While the topic of interest is technology, it is only logical for there to be a more prolific IT scene in the country. Both experienced local tech firms and international ones should come together to create training opportunities for the young, talented ones out there. This is exactly what we, German-IBT, aim to do. Our strategy is to train and enlighten the Ghanaian youth to bridge the gap between business and technology, while tackling societal challenges with advanced global techniques.
“Learning to code is not about doing a degree, it’s not about pieces of paper, it’s about actually learning to code”.

 

9. Attractive packages for returnees

We cannot overemphasize the importance of skilled, savvy Ghanaian nationals who want to come back and help.
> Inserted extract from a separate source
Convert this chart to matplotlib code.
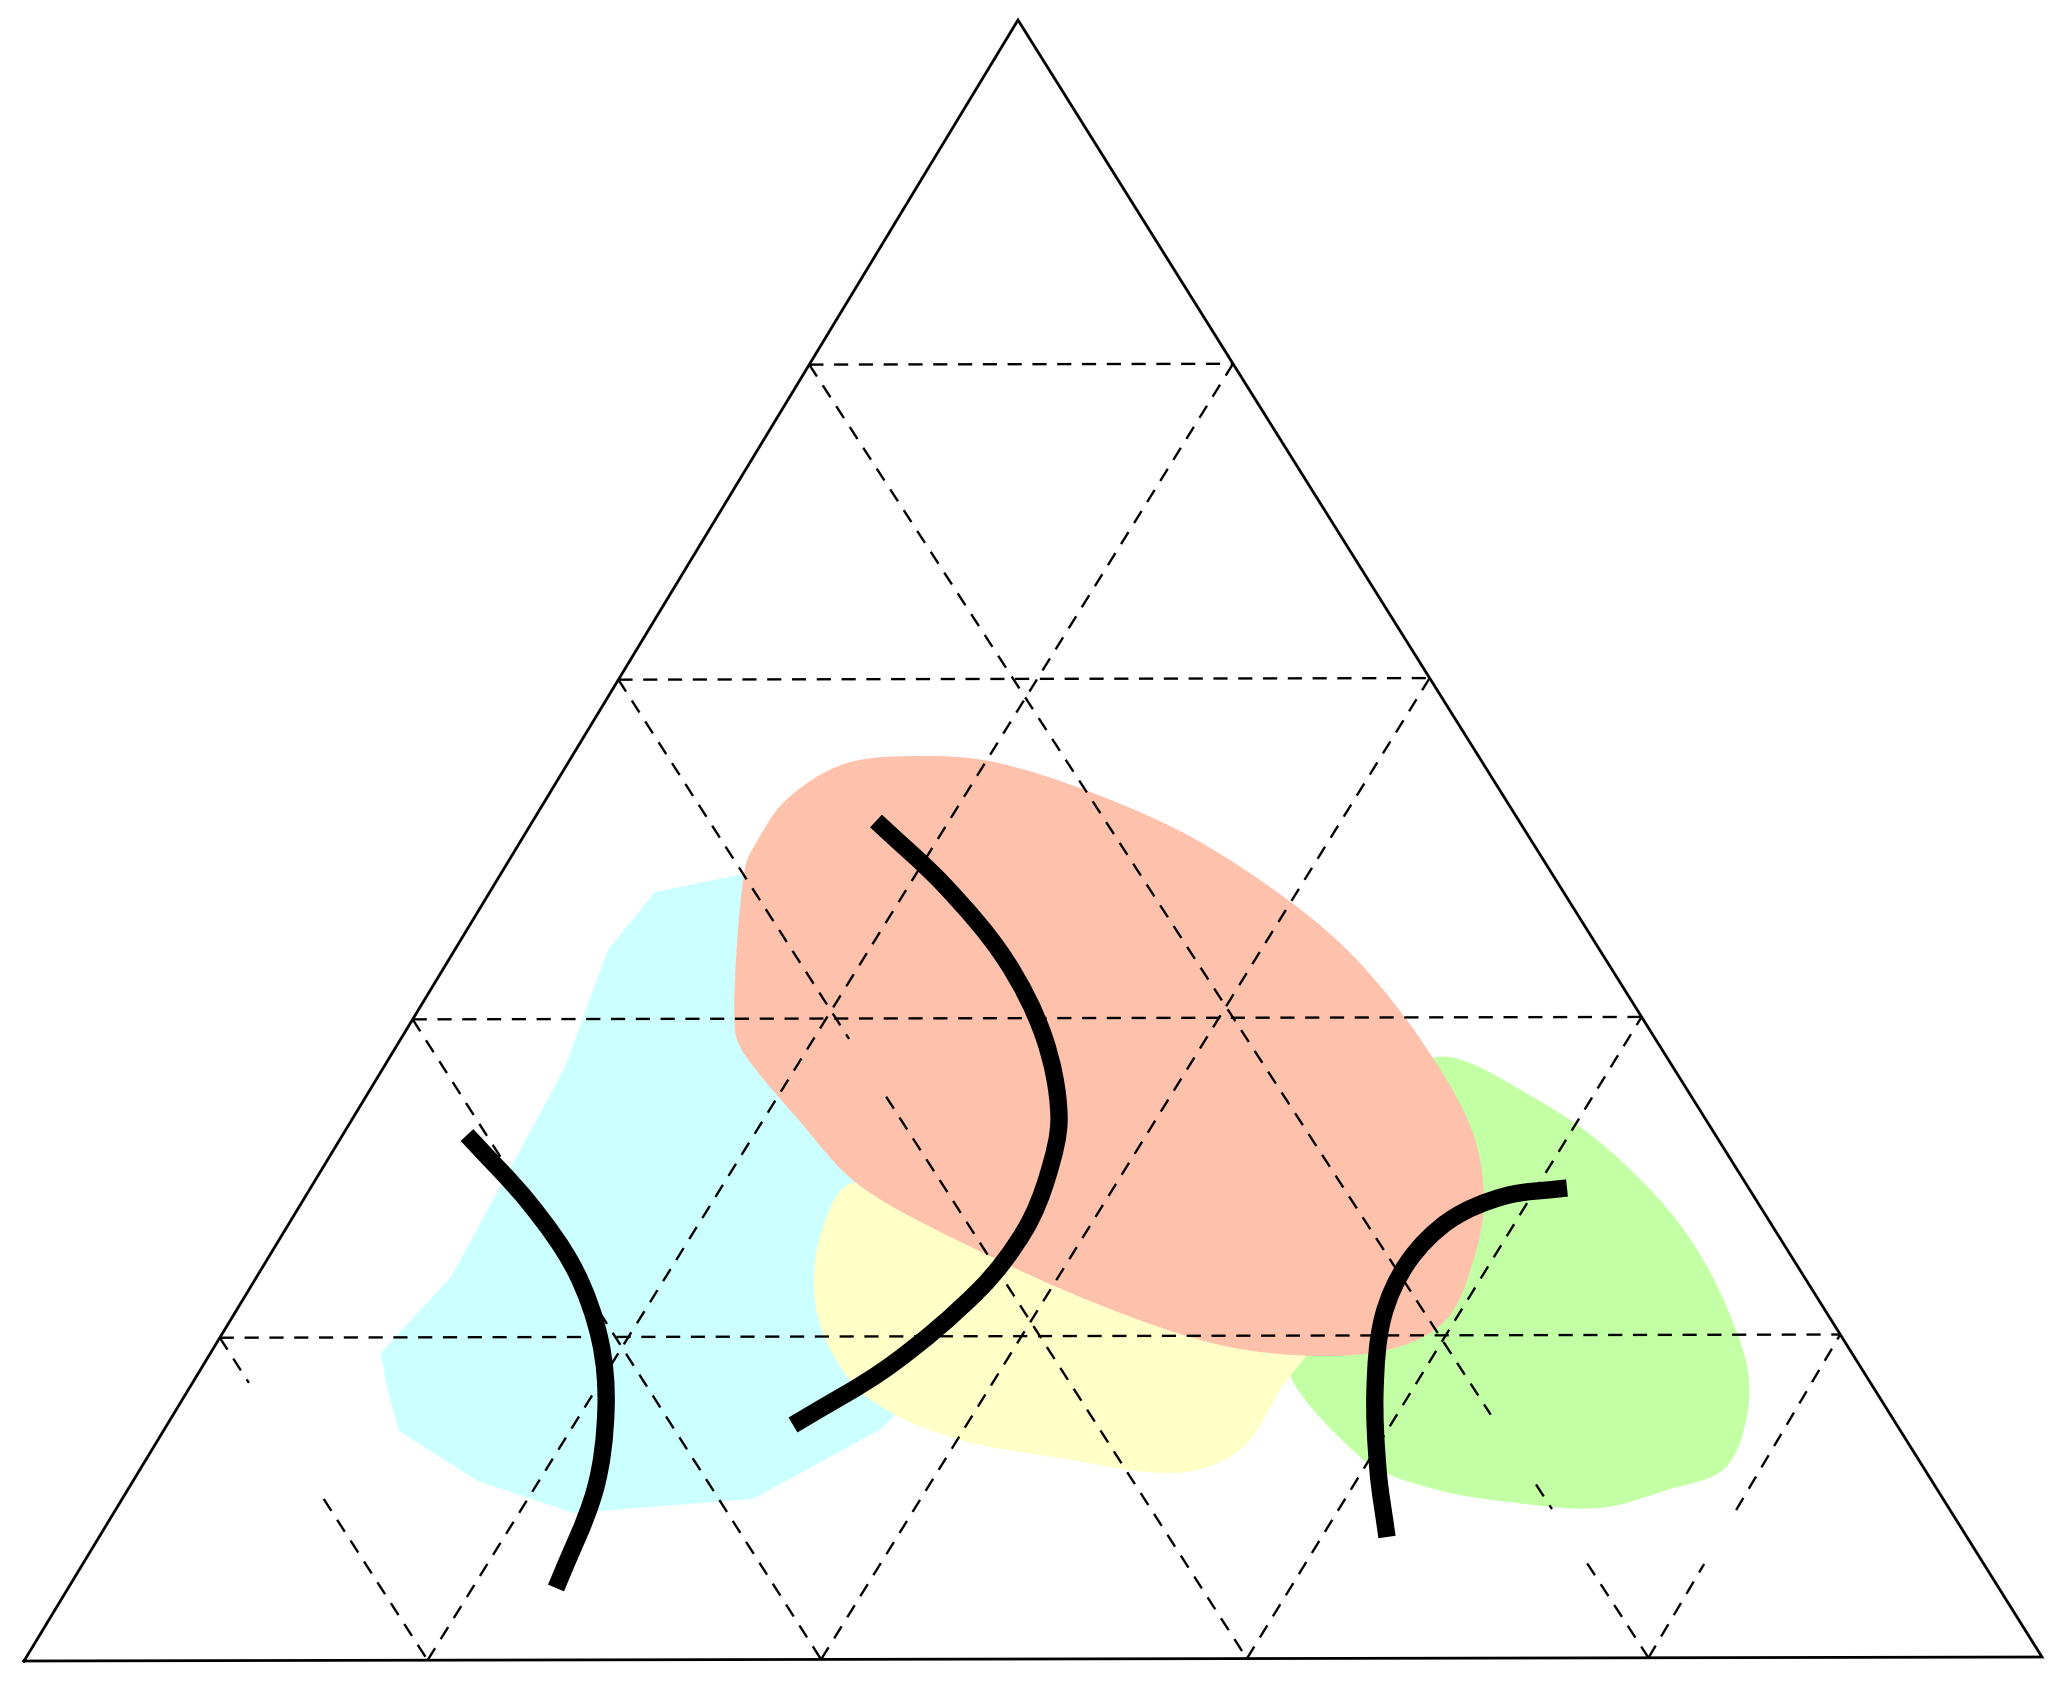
import matplotlib
matplotlib.use("Agg")
import matplotlib.pyplot as plt
from matplotlib.path import Path
from matplotlib.patches import PathPatch
import numpy as np

# Canvas units = pixels of the original drawing (x right, y down)
# Triangle corners: bottom-left, bottom-right, apex
corner_bl = (24, 1661)
corner_br = (2042, 1657)
corner_top = (1018, 20)

# Where the grid meets the sides (hand drawn, so not exactly 20 % steps)
edge_levels = [0.197, 0.391, 0.598, 0.790]   # up the left / right side
base_levels = [0.200, 0.395, 0.606, 0.805]   # along the base

# Visible pieces of grid lines that are partly erased (t along the line)
grid_gaps = {
    ("a", 0): [(0.0, 0.14), (0.50, 1.0)],
    ("a", 2): [(0.0, 0.367), (0.426, 1.0)],
    ("a", 3): [(0.0, 0.812), (0.866, 0.885), (0.927, 1.0)],
    ("b", 0): [(0.0, 0.29), (0.457, 1.0)],
}

# Coloured fields (outline points)
cyan_x = [655, 744, 800, 880, 960, 1010, 896, 881, 753, 574, 478, 399, 387, 381, 451, 549, 565, 592, 608]
cyan_y = [892, 874, 880, 960, 1150, 1380, 1414, 1429, 1499, 1513, 1481, 1431, 1388, 1353, 1277, 1097, 1067, 993, 950]

green_x = [1437, 1533, 1617, 1693, 1743, 1748, 1725, 1667, 1600, 1517, 1430, 1360, 1282, 1330, 1400]
green_y = [1057, 1097, 1157, 1243, 1350, 1410, 1468, 1490, 1508, 1503, 1488, 1457, 1352, 1250, 1120]

yellow_x = [852, 822, 814, 827, 867, 950, 1060, 1177, 1240, 1280, 1320, 1200, 1000]
yellow_y = [1183, 1230, 1290, 1343, 1397, 1437, 1458, 1473, 1450, 1390, 1320, 1260, 1190]

salmon_x = [752, 785, 844, 919, 994, 1093, 1193, 1292, 1357, 1421, 1471, 1484, 1472, 1446,
            1395, 1320, 1220, 1100, 969, 859, 797, 745, 735, 737, 745]
salmon_y = [850, 801, 764, 756, 762, 793, 838, 903, 960, 1040, 1128, 1200, 1265, 1320,
            1348, 1356, 1345, 1305, 1246, 1185, 1118, 1055, 1030, 944, 868]

# Thick black boundary curves
curve1_x = [467, 530, 575, 600, 606, 595, 556]
curve1_y = [1135, 1204, 1270, 1340, 1409, 1490, 1588]

curve2_x = [876, 945, 1005, 1044, 1059, 1048, 1025, 980, 891, 793]
curve2_y = [821, 886, 959, 1037, 1116, 1175, 1230, 1289, 1365, 1425]

curve3_x = [1567, 1505, 1450, 1408, 1383, 1375, 1378, 1387]
curve3_y = [1188, 1196, 1220, 1262, 1317, 1390, 1470, 1537]


def smooth_path(xs, ys, closed):
    # Catmull-Rom (chord-scaled tangents) through the points, as cubic Bezier segments
    p = np.column_stack([xs, ys]).astype(float)
    n = len(p)
    if closed:
        nxt = np.roll(p, -1, axis=0)
        prv = np.roll(p, 1, axis=0)
    else:
        nxt = np.vstack([p[1:], p[-1:]])
        prv = np.vstack([p[:1], p[:-1]])
    d_next = np.linalg.norm(nxt - p, axis=1)
    d_prev = np.linalg.norm(p - prv, axis=1)
    tang = (nxt - prv) / np.maximum(d_next + d_prev, 1e-9)[:, None]
    verts = [p[0]]
    codes = [Path.MOVETO]
    for i in range(n if closed else n - 1):
        j = (i + 1) % n
        d = np.linalg.norm(p[j] - p[i])
        verts += [p[i] + tang[i] * d / 3, p[j] - tang[j] * d / 3, p[j]]
        codes += [Path.CURVE4] * 3
    if closed:
        verts.append(p[0])
        codes.append(Path.CLOSEPOLY)
    return Path(verts, codes)


bl = np.array(corner_bl, float)
br = np.array(corner_br, float)
top = np.array(corner_top, float)


def left_pt(c):
    return bl + (top - bl) * c


def right_pt(c):
    return br + (top - br) * c


def base_pt(f):
    return bl + (br - bl) * f


fig = plt.figure(figsize=(20.59, 16.85), dpi=100)
ax = fig.add_axes([0, 0, 1, 1])
ax.set_xlim(0, 2059)
ax.set_ylim(1685, 0)
ax.axis("off")

ax.fill(cyan_x, cyan_y, color="#ccffff", lw=0, zorder=1)
ax.add_patch(PathPatch(smooth_path(green_x, green_y, True), facecolor="#c3ffa5", lw=0, zorder=2))
ax.add_patch(PathPatch(smooth_path(yellow_x, yellow_y, True), facecolor="#ffffc8", lw=0, zorder=3))
ax.add_patch(PathPatch(smooth_path(salmon_x, salmon_y, True), facecolor="#fdc1ac", lw=0, zorder=4))

# dashed grid
lines = {}
for i, c in enumerate(edge_levels):
    lines[("c", i)] = (left_pt(c), right_pt(c))
    lines[("a", i)] = (left_pt(c), base_pt(base_levels[i]))
    lines[("b", i)] = (base_pt(base_levels[3 - i]), right_pt(c))
for key, (p0, p1) in lines.items():
    for t0, t1 in grid_gaps.get(key, [(0.0, 1.0)]):
        q0 = p0 + (p1 - p0) * t0
        q1 = p0 + (p1 - p0) * t1
        ax.plot([q0[0], q1[0]], [q0[1], q1[1]], color="black", lw=1.7,
                linestyle=(0, (6, 4.5)), zorder=5)

# triangle frame
tri_x = [corner_bl[0], corner_br[0], corner_top[0], corner_bl[0]]
tri_y = [corner_bl[1], corner_br[1], corner_top[1], corner_bl[1]]
ax.plot(tri_x, tri_y, color="black", lw=2.0, solid_joinstyle="miter", zorder=6)

for cx, cy in [(curve1_x, curve1_y), (curve2_x, curve2_y), (curve3_x, curve3_y)]:
    ax.add_patch(PathPatch(smooth_path(cx, cy, False), facecolor="none", edgecolor="black",
                           lw=12.5, capstyle="butt", joinstyle="round", zorder=7))

fig.savefig("out.png", dpi=100)
plt.close(fig)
In fact, so many of them actually want to return, but where is the true motivation? Just like China, Ghana should adopt ways of attracting returnees. “China has this locked down — if you’re a highly qualified, talented Chinese scientist or tech person and want to go back and start a business in one of their tech zones, they will make it worth your while”, Tom’s article disclosed. So why then can Ghana not implement schemes like this? Providing good healthcare, better paying jobs, great housing to competent returnees should not be an issue for Ghana in 2018.

10. A renewed atmosphere for technology & leisure

Lastly, it would be excellent for Accra to overflow with modern leisure activities. All work and no play can be dangerous physically, especially because working in tech can be a strenuous mental activity. Amusement parks, gyms, football pitches, water parks and more can help relax the body, after a long week of being mentally drained.  To pen off McDonnell’s masterpiece, here’s a quote:
“There is no reason why Ghana cannot have dynamic, beautiful technology parks like those in Silicon Valley, London, Berlin or Dubai. In fact, Ghana should aim to do them better”.

This ends our three-part article on “How Accra can become a top Tech City”. Comments and suggestions are always welcome.